The request :: Restate all the material verbatim, except for the pictures.

[Records excerpted from a collection]
--------
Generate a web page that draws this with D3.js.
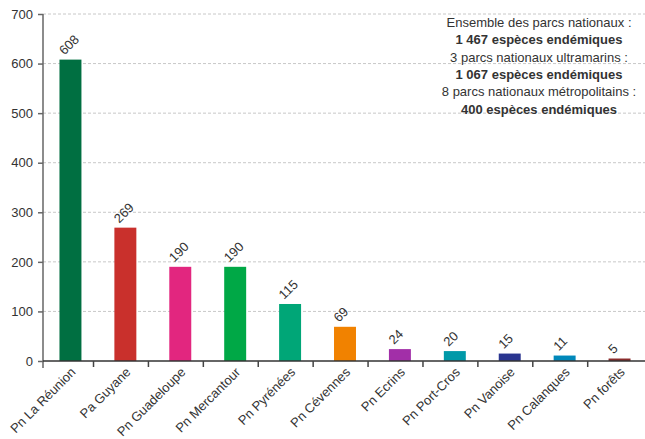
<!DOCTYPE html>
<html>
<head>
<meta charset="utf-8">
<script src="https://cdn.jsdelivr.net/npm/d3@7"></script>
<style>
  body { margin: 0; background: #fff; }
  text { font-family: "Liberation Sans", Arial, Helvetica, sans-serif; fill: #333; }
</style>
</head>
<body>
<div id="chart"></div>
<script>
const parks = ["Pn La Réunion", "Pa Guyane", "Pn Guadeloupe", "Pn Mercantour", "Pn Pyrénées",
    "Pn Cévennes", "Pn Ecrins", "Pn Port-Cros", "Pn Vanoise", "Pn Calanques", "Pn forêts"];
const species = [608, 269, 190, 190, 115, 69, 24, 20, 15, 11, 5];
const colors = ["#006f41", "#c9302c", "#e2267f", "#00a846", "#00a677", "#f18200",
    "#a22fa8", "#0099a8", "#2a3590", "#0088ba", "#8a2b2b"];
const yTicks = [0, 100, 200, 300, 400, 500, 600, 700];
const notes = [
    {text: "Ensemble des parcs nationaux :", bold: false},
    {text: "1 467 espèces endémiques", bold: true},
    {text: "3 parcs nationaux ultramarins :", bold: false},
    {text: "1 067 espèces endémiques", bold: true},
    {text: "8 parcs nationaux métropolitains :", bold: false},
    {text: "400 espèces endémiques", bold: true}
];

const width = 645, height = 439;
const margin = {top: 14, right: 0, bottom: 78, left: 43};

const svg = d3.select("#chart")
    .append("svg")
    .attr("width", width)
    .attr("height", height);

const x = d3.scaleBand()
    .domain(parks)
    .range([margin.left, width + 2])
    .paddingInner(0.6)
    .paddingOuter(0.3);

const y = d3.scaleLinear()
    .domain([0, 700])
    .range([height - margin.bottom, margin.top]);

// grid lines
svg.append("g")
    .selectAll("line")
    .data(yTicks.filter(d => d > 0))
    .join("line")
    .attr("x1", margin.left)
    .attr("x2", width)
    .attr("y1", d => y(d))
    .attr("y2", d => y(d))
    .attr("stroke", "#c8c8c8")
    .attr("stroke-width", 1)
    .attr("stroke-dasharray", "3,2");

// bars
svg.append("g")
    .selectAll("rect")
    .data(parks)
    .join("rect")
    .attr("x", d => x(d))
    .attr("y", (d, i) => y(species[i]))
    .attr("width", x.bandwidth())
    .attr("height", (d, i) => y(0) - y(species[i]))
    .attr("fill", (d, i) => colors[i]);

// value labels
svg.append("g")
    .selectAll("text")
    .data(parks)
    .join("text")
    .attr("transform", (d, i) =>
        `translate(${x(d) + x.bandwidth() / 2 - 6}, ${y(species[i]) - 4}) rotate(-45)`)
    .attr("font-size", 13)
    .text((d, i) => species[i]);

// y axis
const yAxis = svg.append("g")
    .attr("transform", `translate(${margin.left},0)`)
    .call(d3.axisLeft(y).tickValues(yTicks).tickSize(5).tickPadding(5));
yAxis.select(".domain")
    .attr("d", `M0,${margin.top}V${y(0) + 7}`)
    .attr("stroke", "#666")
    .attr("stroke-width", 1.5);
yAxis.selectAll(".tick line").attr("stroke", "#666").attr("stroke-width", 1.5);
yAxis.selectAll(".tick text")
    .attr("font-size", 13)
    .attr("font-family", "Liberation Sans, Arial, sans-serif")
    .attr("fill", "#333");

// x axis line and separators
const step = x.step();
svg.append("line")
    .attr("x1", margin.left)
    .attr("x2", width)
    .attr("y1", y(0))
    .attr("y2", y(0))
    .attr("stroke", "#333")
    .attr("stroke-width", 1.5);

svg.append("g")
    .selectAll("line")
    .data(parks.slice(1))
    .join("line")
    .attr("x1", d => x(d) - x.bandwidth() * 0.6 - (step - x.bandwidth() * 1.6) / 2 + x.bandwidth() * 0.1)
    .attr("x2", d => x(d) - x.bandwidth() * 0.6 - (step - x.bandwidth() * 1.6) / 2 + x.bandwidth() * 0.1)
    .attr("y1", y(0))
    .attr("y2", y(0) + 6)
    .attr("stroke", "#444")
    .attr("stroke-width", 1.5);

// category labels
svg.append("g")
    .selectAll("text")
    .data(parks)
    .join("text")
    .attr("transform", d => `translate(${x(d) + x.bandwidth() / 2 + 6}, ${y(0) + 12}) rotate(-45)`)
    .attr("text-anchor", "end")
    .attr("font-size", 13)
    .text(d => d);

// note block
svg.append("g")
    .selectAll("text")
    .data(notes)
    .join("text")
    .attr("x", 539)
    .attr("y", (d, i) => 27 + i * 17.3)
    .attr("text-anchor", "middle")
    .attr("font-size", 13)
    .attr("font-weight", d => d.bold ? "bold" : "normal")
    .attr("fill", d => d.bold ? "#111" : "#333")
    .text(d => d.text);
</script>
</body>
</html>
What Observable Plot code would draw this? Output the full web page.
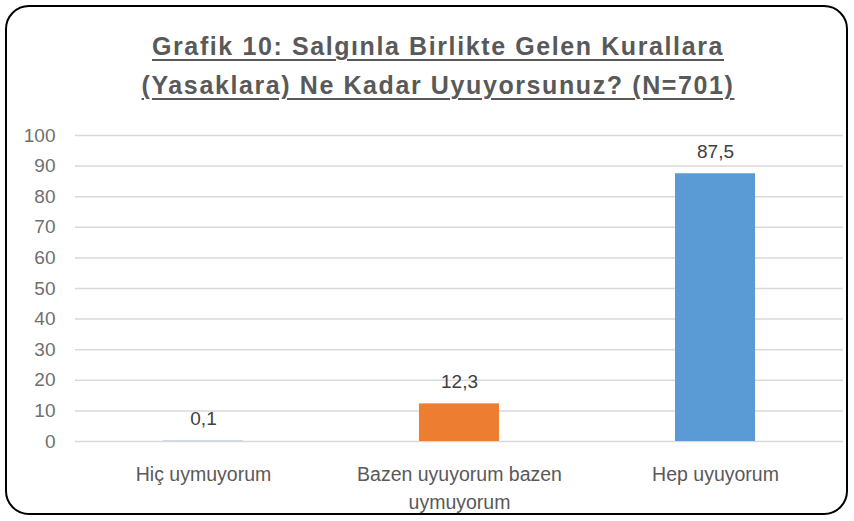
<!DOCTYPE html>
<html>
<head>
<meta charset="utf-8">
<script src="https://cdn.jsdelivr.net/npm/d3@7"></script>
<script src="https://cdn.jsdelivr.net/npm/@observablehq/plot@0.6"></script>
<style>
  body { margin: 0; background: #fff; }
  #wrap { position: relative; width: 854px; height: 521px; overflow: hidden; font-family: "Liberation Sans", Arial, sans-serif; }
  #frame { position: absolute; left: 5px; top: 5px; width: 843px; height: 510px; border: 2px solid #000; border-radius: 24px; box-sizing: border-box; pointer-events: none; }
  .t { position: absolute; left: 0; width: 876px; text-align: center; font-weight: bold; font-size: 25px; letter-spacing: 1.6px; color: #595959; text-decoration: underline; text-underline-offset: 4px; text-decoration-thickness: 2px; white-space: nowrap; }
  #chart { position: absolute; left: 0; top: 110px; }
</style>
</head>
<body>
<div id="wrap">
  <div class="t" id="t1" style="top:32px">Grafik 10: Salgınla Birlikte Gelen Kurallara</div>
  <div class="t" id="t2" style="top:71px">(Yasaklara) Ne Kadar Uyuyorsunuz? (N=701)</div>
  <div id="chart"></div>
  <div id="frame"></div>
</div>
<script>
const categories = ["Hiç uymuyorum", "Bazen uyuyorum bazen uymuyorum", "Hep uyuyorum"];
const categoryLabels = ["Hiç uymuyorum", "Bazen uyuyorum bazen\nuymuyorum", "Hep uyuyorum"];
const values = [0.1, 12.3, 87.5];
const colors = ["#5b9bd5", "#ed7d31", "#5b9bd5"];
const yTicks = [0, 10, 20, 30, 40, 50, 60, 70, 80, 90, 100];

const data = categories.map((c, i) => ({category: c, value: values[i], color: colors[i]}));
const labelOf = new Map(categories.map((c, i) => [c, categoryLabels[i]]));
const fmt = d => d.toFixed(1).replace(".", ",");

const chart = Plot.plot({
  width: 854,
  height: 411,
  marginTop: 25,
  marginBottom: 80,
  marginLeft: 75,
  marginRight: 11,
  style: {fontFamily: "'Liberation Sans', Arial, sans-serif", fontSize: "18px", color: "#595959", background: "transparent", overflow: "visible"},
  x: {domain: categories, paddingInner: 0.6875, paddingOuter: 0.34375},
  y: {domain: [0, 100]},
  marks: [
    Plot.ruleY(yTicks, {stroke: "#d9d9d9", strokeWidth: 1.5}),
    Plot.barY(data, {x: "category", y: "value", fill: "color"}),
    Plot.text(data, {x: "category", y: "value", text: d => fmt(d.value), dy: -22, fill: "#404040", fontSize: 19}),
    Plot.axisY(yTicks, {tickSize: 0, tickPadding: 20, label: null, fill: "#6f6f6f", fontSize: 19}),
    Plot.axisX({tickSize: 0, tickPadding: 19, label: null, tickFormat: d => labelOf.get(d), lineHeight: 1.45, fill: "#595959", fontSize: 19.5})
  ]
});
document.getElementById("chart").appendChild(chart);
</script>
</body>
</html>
--------
Output ::
Generate a web page that draws this with D3.js.
<!DOCTYPE html>
<html>
<head>
<meta charset="utf-8">
<script src="https://cdn.jsdelivr.net/npm/d3@7"></script>
<style>
  body { margin: 0; background: #fff; }
  text { font-family: "Liberation Sans", Arial, Helvetica, sans-serif; fill: #333; }
</style>
</head>
<body>
<div id="chart"></div>
<script>
const parks = ["Pn La Réunion", "Pa Guyane", "Pn Guadeloupe", "Pn Mercantour", "Pn Pyrénées",
    "Pn Cévennes", "Pn Ecrins", "Pn Port-Cros", "Pn Vanoise", "Pn Calanques", "Pn forêts"];
const species = [608, 269, 190, 190, 115, 69, 24, 20, 15, 11, 5];
const colors = ["#006f41", "#c9302c", "#e2267f", "#00a846", "#00a677", "#f18200",
    "#a22fa8", "#0099a8", "#2a3590", "#0088ba", "#8a2b2b"];
const yTicks = [0, 100, 200, 300, 400, 500, 600, 700];
const notes = [
    {text: "Ensemble des parcs nationaux :", bold: false},
    {text: "1 467 espèces endémiques", bold: true},
    {text: "3 parcs nationaux ultramarins :", bold: false},
    {text: "1 067 espèces endémiques", bold: true},
    {text: "8 parcs nationaux métropolitains :", bold: false},
    {text: "400 espèces endémiques", bold: true}
];

const width = 645, height = 439;
const margin = {top: 14, right: 0, bottom: 78, left: 43};

const svg = d3.select("#chart")
    .append("svg")
    .attr("width", width)
    .attr("height", height);

const x = d3.scaleBand()
    .domain(parks)
    .range([margin.left, width + 2])
    .paddingInner(0.6)
    .paddingOuter(0.3);

const y = d3.scaleLinear()
    .domain([0, 700])
    .range([height - margin.bottom, margin.top]);

// grid lines
svg.append("g")
    .selectAll("line")
    .data(yTicks.filter(d => d > 0))
    .join("line")
    .attr("x1", margin.left)
    .attr("x2", width)
    .attr("y1", d => y(d))
    .attr("y2", d => y(d))
    .attr("stroke", "#c8c8c8")
    .attr("stroke-width", 1)
    .attr("stroke-dasharray", "3,2");

// bars
svg.append("g")
    .selectAll("rect")
    .data(parks)
    .join("rect")
    .attr("x", d => x(d))
    .attr("y", (d, i) => y(species[i]))
    .attr("width", x.bandwidth())
    .attr("height", (d, i) => y(0) - y(species[i]))
    .attr("fill", (d, i) => colors[i]);

// value labels
svg.append("g")
    .selectAll("text")
    .data(parks)
    .join("text")
    .attr("transform", (d, i) =>
        `translate(${x(d) + x.bandwidth() / 2 - 6}, ${y(species[i]) - 4}) rotate(-45)`)
    .attr("font-size", 13)
    .text((d, i) => species[i]);

// y axis
const yAxis = svg.append("g")
    .attr("transform", `translate(${margin.left},0)`)
    .call(d3.axisLeft(y).tickValues(yTicks).tickSize(5).tickPadding(5));
yAxis.select(".domain")
    .attr("d", `M0,${margin.top}V${y(0) + 7}`)
    .attr("stroke", "#666")
    .attr("stroke-width", 1.5);
yAxis.selectAll(".tick line").attr("stroke", "#666").attr("stroke-width", 1.5);
yAxis.selectAll(".tick text")
    .attr("font-size", 13)
    .attr("font-family", "Liberation Sans, Arial, sans-serif")
    .attr("fill", "#333");

// x axis line and separators
const step = x.step();
svg.append("line")
    .attr("x1", margin.left)
    .attr("x2", width)
    .attr("y1", y(0))
    .attr("y2", y(0))
    .attr("stroke", "#333")
    .attr("stroke-width", 1.5);

svg.append("g")
    .selectAll("line")
    .data(parks.slice(1))
    .join("line")
    .attr("x1", d => x(d) - x.bandwidth() * 0.6 - (step - x.bandwidth() * 1.6) / 2 + x.bandwidth() * 0.1)
    .attr("x2", d => x(d) - x.bandwidth() * 0.6 - (step - x.bandwidth() * 1.6) / 2 + x.bandwidth() * 0.1)
    .attr("y1", y(0))
    .attr("y2", y(0) + 6)
    .attr("stroke", "#444")
    .attr("stroke-width", 1.5);

// category labels
svg.append("g")
    .selectAll("text")
    .data(parks)
    .join("text")
    .attr("transform", d => `translate(${x(d) + x.bandwidth() / 2 + 6}, ${y(0) + 12}) rotate(-45)`)
    .attr("text-anchor", "end")
    .attr("font-size", 13)
    .text(d => d);

// note block
svg.append("g")
    .selectAll("text")
    .data(notes)
    .join("text")
    .attr("x", 539)
    .attr("y", (d, i) => 27 + i * 17.3)
    .attr("text-anchor", "middle")
    .attr("font-size", 13)
    .attr("font-weight", d => d.bold ? "bold" : "normal")
    .attr("fill", d => d.bold ? "#111" : "#333")
    .text(d => d.text);
</script>
</body>
</html>
What Observable Plot code would draw this? Output the full web page.
<!DOCTYPE html>
<html>
<head>
<meta charset="utf-8">
<script src="https://cdn.jsdelivr.net/npm/d3@7"></script>
<script src="https://cdn.jsdelivr.net/npm/@observablehq/plot@0.6"></script>
<style>
  body { margin: 0; background: #fff; }
  #wrap { position: relative; width: 854px; height: 521px; overflow: hidden; font-family: "Liberation Sans", Arial, sans-serif; }
  #frame { position: absolute; left: 5px; top: 5px; width: 843px; height: 510px; border: 2px solid #000; border-radius: 24px; box-sizing: border-box; pointer-events: none; }
  .t { position: absolute; left: 0; width: 876px; text-align: center; font-weight: bold; font-size: 25px; letter-spacing: 1.6px; color: #595959; text-decoration: underline; text-underline-offset: 4px; text-decoration-thickness: 2px; white-space: nowrap; }
  #chart { position: absolute; left: 0; top: 110px; }
</style>
</head>
<body>
<div id="wrap">
  <div class="t" id="t1" style="top:32px">Grafik 10: Salgınla Birlikte Gelen Kurallara</div>
  <div class="t" id="t2" style="top:71px">(Yasaklara) Ne Kadar Uyuyorsunuz? (N=701)</div>
  <div id="chart"></div>
  <div id="frame"></div>
</div>
<script>
const categories = ["Hiç uymuyorum", "Bazen uyuyorum bazen uymuyorum", "Hep uyuyorum"];
const categoryLabels = ["Hiç uymuyorum", "Bazen uyuyorum bazen\nuymuyorum", "Hep uyuyorum"];
const values = [0.1, 12.3, 87.5];
const colors = ["#5b9bd5", "#ed7d31", "#5b9bd5"];
const yTicks = [0, 10, 20, 30, 40, 50, 60, 70, 80, 90, 100];

const data = categories.map((c, i) => ({category: c, value: values[i], color: colors[i]}));
const labelOf = new Map(categories.map((c, i) => [c, categoryLabels[i]]));
const fmt = d => d.toFixed(1).replace(".", ",");

const chart = Plot.plot({
  width: 854,
  height: 411,
  marginTop: 25,
  marginBottom: 80,
  marginLeft: 75,
  marginRight: 11,
  style: {fontFamily: "'Liberation Sans', Arial, sans-serif", fontSize: "18px", color: "#595959", background: "transparent", overflow: "visible"},
  x: {domain: categories, paddingInner: 0.6875, paddingOuter: 0.34375},
  y: {domain: [0, 100]},
  marks: [
    Plot.ruleY(yTicks, {stroke: "#d9d9d9", strokeWidth: 1.5}),
    Plot.barY(data, {x: "category", y: "value", fill: "color"}),
    Plot.text(data, {x: "category", y: "value", text: d => fmt(d.value), dy: -22, fill: "#404040", fontSize: 19}),
    Plot.axisY(yTicks, {tickSize: 0, tickPadding: 20, label: null, fill: "#6f6f6f", fontSize: 19}),
    Plot.axisX({tickSize: 0, tickPadding: 19, label: null, tickFormat: d => labelOf.get(d), lineHeight: 1.45, fill: "#595959", fontSize: 19.5})
  ]
});
document.getElementById("chart").appendChild(chart);
</script>
</body>
</html>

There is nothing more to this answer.